The stock market rally continues into the final week of trading this year, but the longer this advance off the November low continues, and the more overbought the major indices become, the more the opportunity for greater profits shifts to the short side.

These three stocks have all been in bearish divergence to the broader market for the last two weeks, and are currently testing key horizontal support levels.

Breakdowns have the potential for sharp downside moves.

Parametric Technology

Parametric Technology (PTC) is a cloud-based human capital management software company. Its stock was up 81% from its February low this year to its November high. It failed to make a higher high this month and has pulled back below its 50- day moving average to retest the year-to-date uptrend line.

Daily moving average convergence/divergence is overlaid on a weekly histogram of the oscillator and is below its center line on both time frames, and the relative strength index is tracking lower and below its center line.

These readings reflect the loss of positive price momentum and a short-term shift in trend direction.

Overall volume has been weak, but Chaikin money flow has moved below its signal average and center line, suggesting the lower low is being sold.

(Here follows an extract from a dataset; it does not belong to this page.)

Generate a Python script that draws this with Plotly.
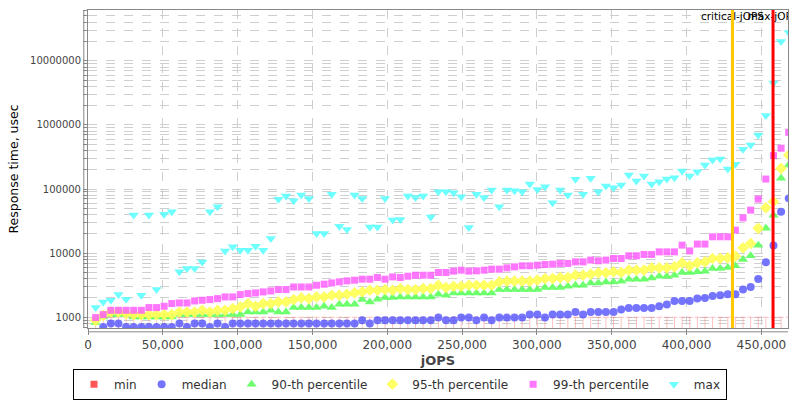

A lower candle range close below the horizontal support zone at $45.70 is a short entry point using a position size that allows for an initial buy-to-cover stop above the 50-day average.

Ross Stores

Shares of the off-price apparel retailer Ross Stores (ROST) have been moving in a horizontal channel after gapping higher in late November this year.

Small gravestone doji candles formed in the last two trading sessions just above channel support. These candles reflect an inability to hold higher intraday levels.

Moving average convergence/divergence has been declining in bearish divergence to the sideways price action, and the relative strength index is preparing to cross below its center line. The Chaikin money flow index and its 21-period average have both been in negative territory for the last month as buyers appear to have little confidence in a potential channel breakout.

A lower candle close that takes out pattern support is a shorting opportunity using a trailing percentage buy-to-cover stop.

United Parcel Service

In early November, the stock price of United Parcel Service (UPS) broke above the $110 level, which had acted as support over the last four months, and over the last month a rudimentary head and shoulders pattern formed above neckline support in the $115.90 area.

That support is being retested with the formation of a small doji candle in Tuesday's session positioned just above the neckline. The relative strength index dropped through its 21-period average. Moving average convergence/divergence made a bearish crossover after the formation of the head of the pattern, and accumulation/distribution crossed below its signal average. Chaikin money flow entered negative territory with the formation of the right shoulder.

The stock is a short candidate after a lower candle close below the pattern neckline using a trailing percentage buy-to-cover stop.

This article is commentary by an independent contributor. At the time of publication, the author held no position in the stocks mentioned.